> _WORK TO COMPLETE_: Go through the listing and set it down exactly, leaving out its pictures.
+-------+
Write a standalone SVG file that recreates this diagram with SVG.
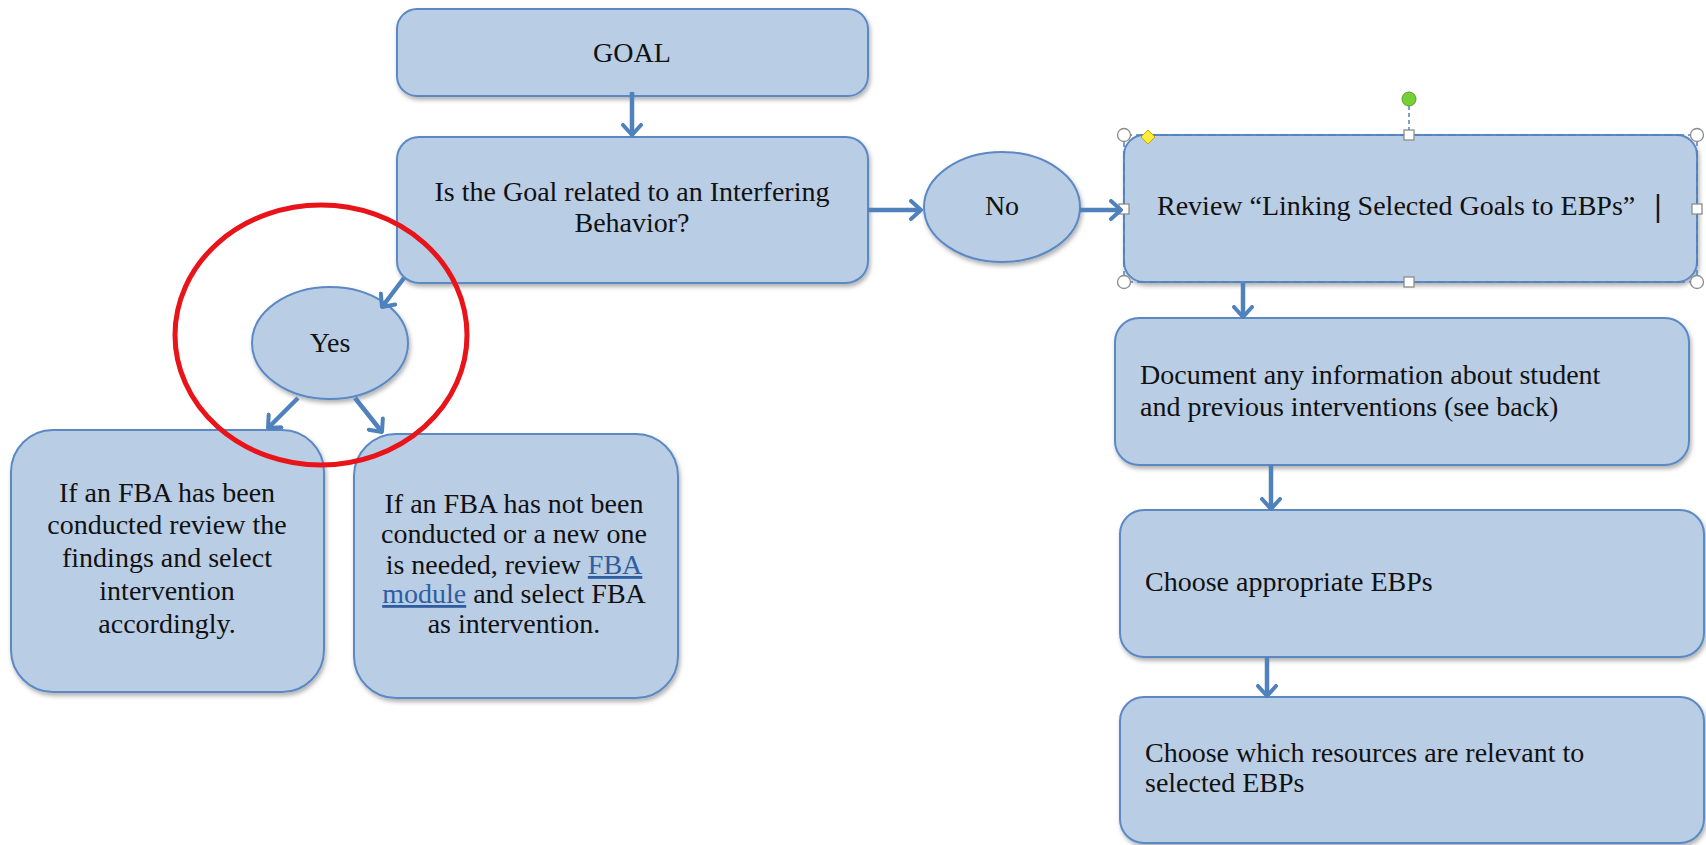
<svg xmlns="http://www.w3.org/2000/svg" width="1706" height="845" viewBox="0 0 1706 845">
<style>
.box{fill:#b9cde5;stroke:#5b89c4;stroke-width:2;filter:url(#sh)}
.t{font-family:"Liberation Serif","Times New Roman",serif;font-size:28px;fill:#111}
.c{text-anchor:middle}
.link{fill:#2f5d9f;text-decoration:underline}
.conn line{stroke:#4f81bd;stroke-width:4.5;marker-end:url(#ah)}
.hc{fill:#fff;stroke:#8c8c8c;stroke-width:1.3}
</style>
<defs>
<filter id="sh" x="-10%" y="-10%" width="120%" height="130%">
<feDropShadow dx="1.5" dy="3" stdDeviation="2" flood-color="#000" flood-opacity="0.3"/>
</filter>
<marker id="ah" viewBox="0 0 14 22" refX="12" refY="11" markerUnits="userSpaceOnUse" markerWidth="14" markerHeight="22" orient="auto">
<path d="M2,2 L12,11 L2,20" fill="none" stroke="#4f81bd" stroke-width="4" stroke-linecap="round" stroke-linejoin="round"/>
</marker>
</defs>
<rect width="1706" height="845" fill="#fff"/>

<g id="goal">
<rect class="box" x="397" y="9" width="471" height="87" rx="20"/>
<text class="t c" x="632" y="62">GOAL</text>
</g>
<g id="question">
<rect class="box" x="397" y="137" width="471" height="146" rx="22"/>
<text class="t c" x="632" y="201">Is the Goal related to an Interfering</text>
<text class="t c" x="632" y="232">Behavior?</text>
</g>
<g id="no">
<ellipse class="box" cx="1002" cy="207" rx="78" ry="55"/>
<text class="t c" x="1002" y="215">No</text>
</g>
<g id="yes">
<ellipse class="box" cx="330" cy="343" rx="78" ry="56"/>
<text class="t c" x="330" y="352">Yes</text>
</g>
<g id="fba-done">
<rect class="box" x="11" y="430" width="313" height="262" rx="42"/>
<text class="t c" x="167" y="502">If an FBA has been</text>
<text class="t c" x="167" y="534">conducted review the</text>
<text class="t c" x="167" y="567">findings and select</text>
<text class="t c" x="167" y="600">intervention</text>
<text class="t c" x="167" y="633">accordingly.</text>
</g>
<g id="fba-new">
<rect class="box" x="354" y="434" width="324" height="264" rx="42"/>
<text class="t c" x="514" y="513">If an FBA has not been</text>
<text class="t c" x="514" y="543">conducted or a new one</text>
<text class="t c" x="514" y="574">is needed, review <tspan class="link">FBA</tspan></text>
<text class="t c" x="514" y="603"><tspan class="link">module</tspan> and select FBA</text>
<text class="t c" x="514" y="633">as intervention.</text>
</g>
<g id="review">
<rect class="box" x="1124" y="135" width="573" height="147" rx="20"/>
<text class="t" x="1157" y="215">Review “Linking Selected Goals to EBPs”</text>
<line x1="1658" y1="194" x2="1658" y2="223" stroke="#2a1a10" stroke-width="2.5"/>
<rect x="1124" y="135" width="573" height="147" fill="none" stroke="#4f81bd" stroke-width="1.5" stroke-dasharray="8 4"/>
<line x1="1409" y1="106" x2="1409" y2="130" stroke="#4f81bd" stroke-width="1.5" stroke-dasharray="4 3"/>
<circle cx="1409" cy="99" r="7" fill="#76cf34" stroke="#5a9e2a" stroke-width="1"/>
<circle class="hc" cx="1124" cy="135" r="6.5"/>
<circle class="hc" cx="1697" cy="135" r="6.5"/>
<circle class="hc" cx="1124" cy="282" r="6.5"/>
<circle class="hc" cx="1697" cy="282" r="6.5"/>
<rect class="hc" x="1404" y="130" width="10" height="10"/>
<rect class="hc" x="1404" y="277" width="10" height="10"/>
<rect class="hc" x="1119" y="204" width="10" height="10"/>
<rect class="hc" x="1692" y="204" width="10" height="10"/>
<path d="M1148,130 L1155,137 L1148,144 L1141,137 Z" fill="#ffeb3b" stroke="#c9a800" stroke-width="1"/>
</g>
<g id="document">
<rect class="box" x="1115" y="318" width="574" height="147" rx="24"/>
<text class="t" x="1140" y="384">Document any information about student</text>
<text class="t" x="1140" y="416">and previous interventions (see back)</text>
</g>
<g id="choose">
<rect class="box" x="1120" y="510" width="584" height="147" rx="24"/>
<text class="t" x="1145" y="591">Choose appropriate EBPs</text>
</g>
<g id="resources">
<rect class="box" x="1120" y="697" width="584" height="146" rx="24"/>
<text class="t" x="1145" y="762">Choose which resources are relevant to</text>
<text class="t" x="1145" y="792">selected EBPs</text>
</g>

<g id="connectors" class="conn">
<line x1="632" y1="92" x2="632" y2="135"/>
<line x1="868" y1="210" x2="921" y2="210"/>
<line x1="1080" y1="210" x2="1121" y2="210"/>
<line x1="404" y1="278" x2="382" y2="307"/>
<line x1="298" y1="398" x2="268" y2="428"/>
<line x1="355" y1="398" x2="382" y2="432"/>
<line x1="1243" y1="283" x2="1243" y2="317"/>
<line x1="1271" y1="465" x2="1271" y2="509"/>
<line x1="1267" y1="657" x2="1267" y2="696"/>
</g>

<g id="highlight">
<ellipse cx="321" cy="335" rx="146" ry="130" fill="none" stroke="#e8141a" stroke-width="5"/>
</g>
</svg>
+-------+
> _RESULT BELOW_:
Write a standalone SVG file that recreates this diagram with SVG.
<svg xmlns="http://www.w3.org/2000/svg" width="1706" height="845" viewBox="0 0 1706 845">
<style>
.box{fill:#b9cde5;stroke:#5b89c4;stroke-width:2;filter:url(#sh)}
.t{font-family:"Liberation Serif","Times New Roman",serif;font-size:28px;fill:#111}
.c{text-anchor:middle}
.link{fill:#2f5d9f;text-decoration:underline}
.conn line{stroke:#4f81bd;stroke-width:4.5;marker-end:url(#ah)}
.hc{fill:#fff;stroke:#8c8c8c;stroke-width:1.3}
</style>
<defs>
<filter id="sh" x="-10%" y="-10%" width="120%" height="130%">
<feDropShadow dx="1.5" dy="3" stdDeviation="2" flood-color="#000" flood-opacity="0.3"/>
</filter>
<marker id="ah" viewBox="0 0 14 22" refX="12" refY="11" markerUnits="userSpaceOnUse" markerWidth="14" markerHeight="22" orient="auto">
<path d="M2,2 L12,11 L2,20" fill="none" stroke="#4f81bd" stroke-width="4" stroke-linecap="round" stroke-linejoin="round"/>
</marker>
</defs>
<rect width="1706" height="845" fill="#fff"/>

<g id="goal">
<rect class="box" x="397" y="9" width="471" height="87" rx="20"/>
<text class="t c" x="632" y="62">GOAL</text>
</g>
<g id="question">
<rect class="box" x="397" y="137" width="471" height="146" rx="22"/>
<text class="t c" x="632" y="201">Is the Goal related to an Interfering</text>
<text class="t c" x="632" y="232">Behavior?</text>
</g>
<g id="no">
<ellipse class="box" cx="1002" cy="207" rx="78" ry="55"/>
<text class="t c" x="1002" y="215">No</text>
</g>
<g id="yes">
<ellipse class="box" cx="330" cy="343" rx="78" ry="56"/>
<text class="t c" x="330" y="352">Yes</text>
</g>
<g id="fba-done">
<rect class="box" x="11" y="430" width="313" height="262" rx="42"/>
<text class="t c" x="167" y="502">If an FBA has been</text>
<text class="t c" x="167" y="534">conducted review the</text>
<text class="t c" x="167" y="567">findings and select</text>
<text class="t c" x="167" y="600">intervention</text>
<text class="t c" x="167" y="633">accordingly.</text>
</g>
<g id="fba-new">
<rect class="box" x="354" y="434" width="324" height="264" rx="42"/>
<text class="t c" x="514" y="513">If an FBA has not been</text>
<text class="t c" x="514" y="543">conducted or a new one</text>
<text class="t c" x="514" y="574">is needed, review <tspan class="link">FBA</tspan></text>
<text class="t c" x="514" y="603"><tspan class="link">module</tspan> and select FBA</text>
<text class="t c" x="514" y="633">as intervention.</text>
</g>
<g id="review">
<rect class="box" x="1124" y="135" width="573" height="147" rx="20"/>
<text class="t" x="1157" y="215">Review “Linking Selected Goals to EBPs”</text>
<line x1="1658" y1="194" x2="1658" y2="223" stroke="#2a1a10" stroke-width="2.5"/>
<rect x="1124" y="135" width="573" height="147" fill="none" stroke="#4f81bd" stroke-width="1.5" stroke-dasharray="8 4"/>
<line x1="1409" y1="106" x2="1409" y2="130" stroke="#4f81bd" stroke-width="1.5" stroke-dasharray="4 3"/>
<circle cx="1409" cy="99" r="7" fill="#76cf34" stroke="#5a9e2a" stroke-width="1"/>
<circle class="hc" cx="1124" cy="135" r="6.5"/>
<circle class="hc" cx="1697" cy="135" r="6.5"/>
<circle class="hc" cx="1124" cy="282" r="6.5"/>
<circle class="hc" cx="1697" cy="282" r="6.5"/>
<rect class="hc" x="1404" y="130" width="10" height="10"/>
<rect class="hc" x="1404" y="277" width="10" height="10"/>
<rect class="hc" x="1119" y="204" width="10" height="10"/>
<rect class="hc" x="1692" y="204" width="10" height="10"/>
<path d="M1148,130 L1155,137 L1148,144 L1141,137 Z" fill="#ffeb3b" stroke="#c9a800" stroke-width="1"/>
</g>
<g id="document">
<rect class="box" x="1115" y="318" width="574" height="147" rx="24"/>
<text class="t" x="1140" y="384">Document any information about student</text>
<text class="t" x="1140" y="416">and previous interventions (see back)</text>
</g>
<g id="choose">
<rect class="box" x="1120" y="510" width="584" height="147" rx="24"/>
<text class="t" x="1145" y="591">Choose appropriate EBPs</text>
</g>
<g id="resources">
<rect class="box" x="1120" y="697" width="584" height="146" rx="24"/>
<text class="t" x="1145" y="762">Choose which resources are relevant to</text>
<text class="t" x="1145" y="792">selected EBPs</text>
</g>

<g id="connectors" class="conn">
<line x1="632" y1="92" x2="632" y2="135"/>
<line x1="868" y1="210" x2="921" y2="210"/>
<line x1="1080" y1="210" x2="1121" y2="210"/>
<line x1="404" y1="278" x2="382" y2="307"/>
<line x1="298" y1="398" x2="268" y2="428"/>
<line x1="355" y1="398" x2="382" y2="432"/>
<line x1="1243" y1="283" x2="1243" y2="317"/>
<line x1="1271" y1="465" x2="1271" y2="509"/>
<line x1="1267" y1="657" x2="1267" y2="696"/>
</g>

<g id="highlight">
<ellipse cx="321" cy="335" rx="146" ry="130" fill="none" stroke="#e8141a" stroke-width="5"/>
</g>
</svg>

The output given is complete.